Thursday, August 2, 2007

Swimming

Sofia just LOVES the water! This afternoon, Sofia and Sam and I went to the pool club (I'm so glad we joined this summer, it's been terrific). My friend D and her younger daughter met us there, and her other daughter, who is in Sam's class at school, came home from camp on the bus to the pool club.

It was a great afternoon - very hot out, but the water was so comfy. And I had the added bonus of more than 45 minutes not having to hold Sofia! Mrs. G., who was Micah's first nursery school teacher, and her daughter had a blast helping Sofia "swim" and blow bubbles! Every time I looked over, all three of them had huge grins on their faces.

As I watched my daughter, I thought about how glad I am that she is so mmuch a "normal" part of our community. Granted, because she's so young, many people don't even notice that she's got Down syndrome. But I do know it, and most of our friends do, and still, there's nothing "different" about my daughter. Except that she is so incredibly outgoing (just like her brothers...and mom and dad, I guess).

The joy I felt at watching my daughter swim with other people was tempered by my current fear. I have a new "thing" on my back. David says it looks fine, but to me it feels odd, and since I can't see it, I'm starting to panic that it might be something serious again. So I tried to get an appointment at the dermatologist, but they were closed already. I'll have to try first thing in the morning.

It was emotionally draining, 'tho, and now I just don't feel great. I'm sad, a little shaky, and VERY tired. David had to go back to work for a while tonight, and the kids are asleep already, so I think I'm going to bed early, too.

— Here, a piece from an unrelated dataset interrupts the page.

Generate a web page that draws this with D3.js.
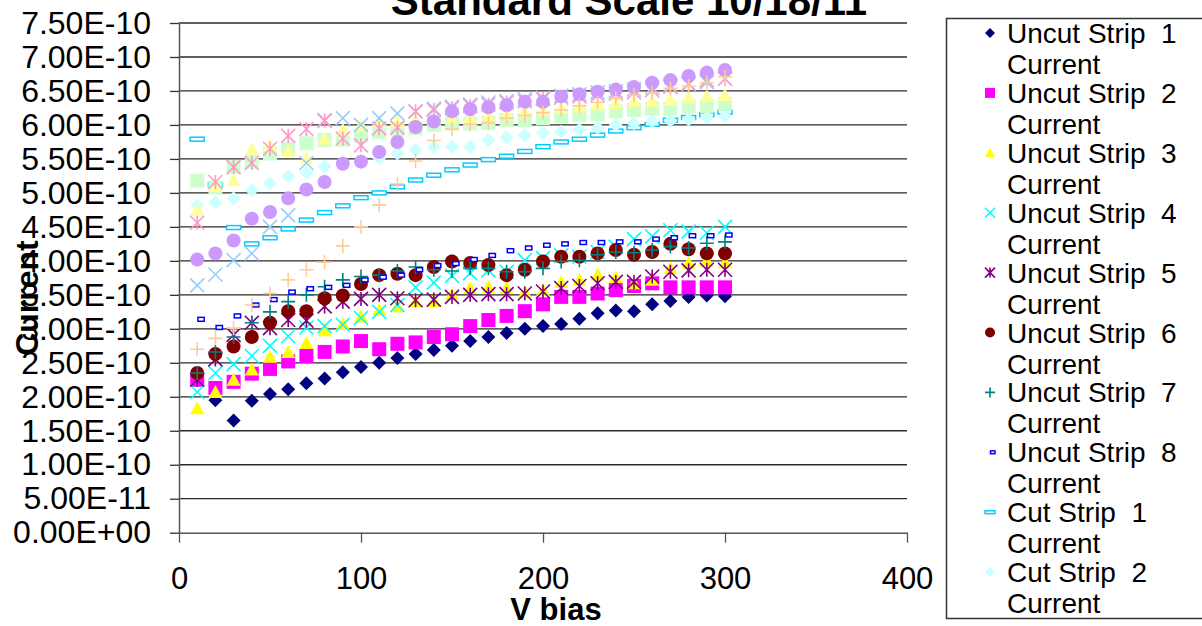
<!DOCTYPE html>
<html>
<head>
<meta charset="utf-8">
<script src="https://cdn.jsdelivr.net/npm/d3@7"></script>
<style>
  body { margin: 0; background: #fff; }
  svg { display: block; font-family: "Liberation Sans", Arial, sans-serif; }
</style>
</head>
<body>
<div id="chart"></div>
<script>
// values in units of 1E-10 A, bias steps 10..300 V
const unit = 1e-10;
const vbias = d3.range(10, 301, 10);

const uncut1 = [2.30, 1.95, 1.65, 1.94, 2.04, 2.11, 2.20, 2.27, 2.36, 2.44, 2.50, 2.57, 2.63, 2.69, 2.75, 2.82, 2.88, 2.94, 3.00, 3.04, 3.07, 3.15, 3.23, 3.27, 3.26, 3.36, 3.41, 3.47, 3.49, 3.48];
const uncut2 = [2.25, 2.13, 2.22, 2.34, 2.41, 2.52, 2.60, 2.66, 2.74, 2.82, 2.70, 2.78, 2.80, 2.88, 2.92, 3.04, 3.13, 3.19, 3.26, 3.36, 3.47, 3.47, 3.52, 3.57, 3.63, 3.67, 3.61, 3.61, 3.61, 3.61];
const uncut3 = [1.83, 2.07, 2.25, 2.40, 2.59, 2.66, 2.79, 2.98, 3.07, 3.18, 3.28, 3.33, 3.41, 3.41, 3.51, 3.60, 3.61, 3.60, 3.54, 3.57, 3.69, 3.72, 3.80, 3.76, 3.67, 3.72, 3.89, 3.97, 4.00, 3.98];
const uncut4 = [2.07, 2.35, 2.48, 2.60, 2.75, 2.89, 3.02, 3.04, 3.06, 3.16, 3.25, 3.35, 3.61, 3.68, 3.78, 3.82, 3.86, 3.84, 4.01, 4.04, 4.08, 4.06, 4.13, 4.21, 4.32, 4.36, 4.45, 4.43, 4.41, 4.50];
const uncut5 = [2.25, 2.55, 2.91, 3.09, 3.01, 3.13, 3.12, 3.33, 3.40, 3.44, 3.50, 3.45, 3.42, 3.43, 3.47, 3.50, 3.51, 3.51, 3.52, 3.55, 3.60, 3.63, 3.67, 3.69, 3.69, 3.77, 3.84, 3.86, 3.87, 3.87];
const uncut6 = [2.35, 2.63, 2.74, 2.88, 3.09, 3.26, 3.26, 3.45, 3.49, 3.66, 3.79, 3.81, 3.79, 3.91, 3.99, 3.97, 3.94, 3.79, 3.87, 3.99, 4.06, 4.06, 4.11, 4.16, 4.09, 4.13, 4.25, 4.17, 4.11, 4.11];
const uncut7 = [2.35, 2.66, 2.88, 3.09, 3.25, 3.40, 3.50, 3.62, 3.72, 3.77, 3.79, 3.85, 3.91, 3.87, 3.85, 3.89, 3.89, 3.84, 3.84, 3.89, 3.99, 4.01, 4.09, 4.13, 4.12, 4.16, 4.21, 4.19, 4.26, 4.28];
const uncut8 = [3.14, 3.02, 3.19, 3.35, 3.43, 3.54, 3.59, 3.61, 3.64, 3.72, 3.76, 3.79, 3.87, 3.93, 3.96, 4.02, 4.08, 4.15, 4.19, 4.23, 4.25, 4.27, 4.27, 4.28, 4.28, 4.32, 4.34, 4.37, 4.37, 4.38];
const cut1 = [5.79, 5.12, 4.49, 4.25, 4.34, 4.47, 4.60, 4.71, 4.81, 4.93, 5.00, 5.09, 5.19, 5.26, 5.34, 5.41, 5.49, 5.54, 5.61, 5.68, 5.75, 5.79, 5.85, 5.91, 5.96, 6.01, 6.07, 6.11, 6.15, 6.19];
const cut2 = [4.82, 4.86, 4.92, 5.04, 5.14, 5.24, 5.30, 5.39, 5.45, 5.47, 5.51, 5.58, 5.63, 5.68, 5.68, 5.68, 5.78, 5.81, 5.85, 5.88, 5.90, 5.93, 5.96, 6.00, 6.02, 6.05, 6.06, 6.08, 6.11, 6.13];
const cut3 = [5.18, 5.08, 5.38, 5.46, 5.58, 5.65, 5.73, 5.78, 5.78, 5.84, 5.90, 5.93, 5.95, 6.00, 6.02, 6.02, 6.03, 6.07, 6.07, 6.10, 6.13, 6.15, 6.16, 6.20, 6.22, 6.24, 6.24, 6.27, 6.28, 6.31];
const cut4 = [4.75, 5.10, 5.19, 5.65, 5.70, 5.62, 5.51, 5.80, 5.93, 6.00, 6.05, 6.05, 6.07, 6.07, 6.10, 6.12, 6.15, 6.17, 6.20, 6.22, 6.25, 6.27, 6.30, 6.32, 6.35, 6.35, 6.37, 6.40, 6.42, 6.44];
const cut5 = [3.64, 3.80, 4.01, 4.11, 4.50, 4.67, 5.44, 6.07, 6.10, 6.00, 6.10, 6.17, 6.20, 6.24, 6.27, 6.30, 6.33, 6.35, 6.38, 6.40, 6.43, 6.45, 6.48, 6.50, 6.52, 6.55, 6.58, 6.60, 6.63, 6.68];
const cut6 = [4.56, 5.16, 5.38, 5.44, 5.65, 5.84, 5.94, 6.06, 5.80, 5.70, 5.95, 5.96, 6.20, 6.22, 6.25, 6.28, 6.30, 6.33, 6.35, 6.38, 6.40, 6.42, 6.44, 6.46, 6.48, 6.51, 6.56, 6.61, 6.66, 6.68];
const cut7 = [4.02, 4.11, 4.30, 4.62, 4.72, 4.92, 5.05, 5.16, 5.43, 5.46, 5.60, 5.75, 5.97, 6.05, 6.20, 6.23, 6.26, 6.29, 6.34, 6.34, 6.42, 6.45, 6.49, 6.52, 6.56, 6.62, 6.66, 6.72, 6.77, 6.81];
const cut8 = [2.70, 2.86, 3.01, 3.35, 3.52, 3.72, 3.87, 3.98, 4.22, 4.50, 4.82, 5.13, 5.47, 5.77, 5.94, 6.01, 6.03, 6.10, 6.14, 6.18, 6.22, 6.28, 6.33, 6.39, 6.44, 6.47, 6.54, 6.57, 6.62, 6.71];

const seriesNames = ["Uncut Strip  1", "Uncut Strip  2", "Uncut Strip  3", "Uncut Strip  4",
  "Uncut Strip  5", "Uncut Strip  6", "Uncut Strip  7", "Uncut Strip  8",
  "Cut Strip  1", "Cut Strip  2", "Cut Strip  3", "Cut Strip  4",
  "Cut Strip  5", "Cut Strip  6", "Cut Strip  7", "Cut Strip  8"];
const seriesValues = [uncut1, uncut2, uncut3, uncut4, uncut5, uncut6, uncut7, uncut8,
  cut1, cut2, cut3, cut4, cut5, cut6, cut7, cut8];
const seriesColors = ["#000080", "#FF00FF", "#FFFF00", "#00FFFF", "#800080", "#800000", "#008080", "#0000FF",
  "#00CCFF", "#CCFFFF", "#CCFFCC", "#FFFF99", "#99CCFF", "#FF99CC", "#CC99FF", "#FFCC99"];
const seriesShapes = ["diamond", "square", "triangle", "x", "star", "circle", "plus", "dash",
  "longdash", "diamond", "square", "triangle", "x", "star", "circle", "plus"];

const yTicks = d3.range(0, 7.51, 0.5).map(d => +(d * unit).toPrecision(3));
const yTickLabels = ["0.00E+00", "5.00E-11", "1.00E-10", "1.50E-10", "2.00E-10", "2.50E-10", "3.00E-10", "3.50E-10",
  "4.00E-10", "4.50E-10", "5.00E-10", "5.50E-10", "6.00E-10", "6.50E-10", "7.00E-10", "7.50E-10"];
const xTicks = [0, 100, 200, 300, 400];

const W = 1202, H = 626;
const plot = { left: 179, right: 907, top: 23, bottom: 532.7 };

const svg = d3.select("#chart").append("svg")
    .attr("width", W)
    .attr("height", H);

const x = d3.scaleLinear().domain([0, 400]).range([plot.left, plot.right]);
const y = d3.scaleLinear().domain([0, 7.5 * unit]).range([plot.bottom, plot.top]);

// gridlines
svg.append("g")
  .selectAll("line")
  .data(yTicks.slice(1))
  .join("line")
    .attr("x1", plot.left).attr("x2", plot.right)
    .attr("y1", d => y(d)).attr("y2", d => y(d))
    .attr("stroke", "#2a2a2a")
    .attr("stroke-width", 1.3);

// axes
const yAxis = d3.axisLeft(y)
    .tickValues(yTicks)
    .tickFormat((d, i) => yTickLabels[i])
    .tickSize(9).tickSizeOuter(0).tickPadding(19);

const gy = svg.append("g")
    .attr("transform", `translate(${plot.left},0)`)
    .call(yAxis);
gy.select(".domain").attr("stroke", "#555").attr("stroke-width", 1.5);
gy.selectAll(".tick line").attr("stroke", "#333").attr("stroke-width", 1.3);
gy.selectAll(".tick text").attr("font-size", 32).attr("fill", "#000")
    .attr("font-family", "Liberation Sans, Arial, sans-serif");

const xAxis = d3.axisBottom(x)
    .tickValues(xTicks)
    .tickSize(10).tickSizeOuter(0).tickPadding(24);

const gx = svg.append("g")
    .attr("transform", `translate(0,${plot.bottom})`)
    .call(xAxis);
gx.select(".domain").attr("stroke", "#555").attr("stroke-width", 1.5);
gx.selectAll(".tick line").attr("stroke", "#555").attr("stroke-width", 1.3);
gx.selectAll(".tick text").attr("font-size", 31).attr("fill", "#000")
    .attr("font-family", "Liberation Sans, Arial, sans-serif");

// marker shapes, centred on 0,0
function drawMarker(g, shape, color, s) {
  const sw = 1.6;
  switch (shape) {
    case "diamond":
      g.append("path").attr("d", `M0,${-s}L${s},0L0,${s}L${-s},0Z`).attr("fill", color);
      break;
    case "square":
      g.append("rect").attr("x", -s).attr("y", -s).attr("width", 2 * s).attr("height", 2 * s).attr("fill", color);
      break;
    case "triangle":
      g.append("path").attr("d", `M0,${-s}L${s},${s * 0.85}L${-s},${s * 0.85}Z`).attr("fill", color);
      break;
    case "circle":
      g.append("circle").attr("r", s).attr("fill", color);
      break;
    case "x":
      g.append("path").attr("d", `M${-s},${-s}L${s},${s}M${s},${-s}L${-s},${s}`)
        .attr("stroke", color).attr("stroke-width", sw).attr("fill", "none");
      break;
    case "star":
      g.append("path").attr("d", `M${-s},${-s}L${s},${s}M${s},${-s}L${-s},${s}M0,${-s}L0,${s}`)
        .attr("stroke", color).attr("stroke-width", sw).attr("fill", "none");
      break;
    case "plus":
      g.append("path").attr("d", `M${-s},0L${s},0M0,${-s}L0,${s}`)
        .attr("stroke", color).attr("stroke-width", sw).attr("fill", "none");
      break;
    case "dash":
      g.append("rect").attr("x", s * 0.1).attr("y", -s * 0.28).attr("width", s * 0.9).attr("height", s * 0.56)
        .attr("fill", "#fff").attr("stroke", color).attr("stroke-width", 1.5);
      break;
    case "longdash":
      g.append("rect").attr("x", -s).attr("y", -s * 0.28).attr("width", 2 * s).attr("height", s * 0.56)
        .attr("fill", "#fff").attr("stroke", color).attr("stroke-width", 1.5);
      break;
  }
}

// points
const marks = svg.append("g");
seriesValues.forEach((vals, si) => {
  const g = marks.append("g");
  g.selectAll("g")
    .data(vals.map((v, i) => ({ v: vbias[i], c: v * unit })))
    .join("g")
      .attr("transform", d => `translate(${x(d.v)},${y(d.c)})`)
      .each(function() { drawMarker(d3.select(this), seriesShapes[si], seriesColors[si], 7); });
});

// title (clipped at top in the original)
svg.append("text")
    .attr("x", 629).attr("y", 15)
    .attr("text-anchor", "middle")
    .attr("font-size", 42).attr("font-weight", "bold")
    .text("Standard Scale 10/18/11");

// axis titles
svg.append("text")
    .attr("x", 556).attr("y", 620)
    .attr("text-anchor", "middle")
    .attr("font-size", 31).attr("font-weight", "bold")
    .text("V bias");

svg.append("text")
    .attr("transform", "translate(38,298) rotate(-90)")
    .attr("text-anchor", "middle")
    .attr("font-size", 32).attr("font-weight", "bold")
    .text("Current");

// legend (runs off the right edge, only first 10 entries fit)
const legend = svg.append("g");
legend.append("rect")
    .attr("x", 946.5).attr("y", 18.5)
    .attr("width", 300).attr("height", 600)
    .attr("fill", "#fff").attr("stroke", "#333").attr("stroke-width", 1.5);

const legendRows = legend.selectAll("g.entry")
  .data(seriesNames.slice(0, 10))
  .join("g")
    .attr("class", "entry")
    .attr("transform", (d, i) => `translate(0,${43 + i * 59.9})`);

legendRows.each(function(d, i) {
  const g = d3.select(this);
  const m = g.append("g").attr("transform", "translate(990,-10)");
  drawMarker(m, seriesShapes[i], seriesColors[i], 5);
  g.append("text")
    .attr("x", 1007).attr("y", 0)
    .attr("font-size", 28)
    .attr("xml:space", "preserve")
    .style("white-space", "pre")
    .text(d);
  g.append("text")
    .attr("x", 1007).attr("y", 31)
    .attr("font-size", 28)
    .text("Current");
});
</script>
</body>
</html>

Oh, and at dinner at the pool we had a very interesting conversation. My friend's daughter said that she had to sit on the bus with a girl "with mental problems". She proceeded to be much more specific, and we had a good discussion of why the particular behavior of this other girl made A uncomfortable. But then my friend and I tried to explain to the kids just why labeling the girl had made us uncomfortable. We think we were able to put it in terms the two 3rd graders could understand: we said that putting a label on someone makes a generalization, and a generalization could be something like "all &&& boys are short" or "all people from *** are ###". We managed to get in a small lesson about intolerance, Jewish history, and the wide variety of differences people can have.

Being a mommy is tough!

Oh, and no nap again for Sofia - but when David arrived at the pool (after 6pm), I apparently ceased to exist in Sofia's world; she wanted only "Dada". It was very cute.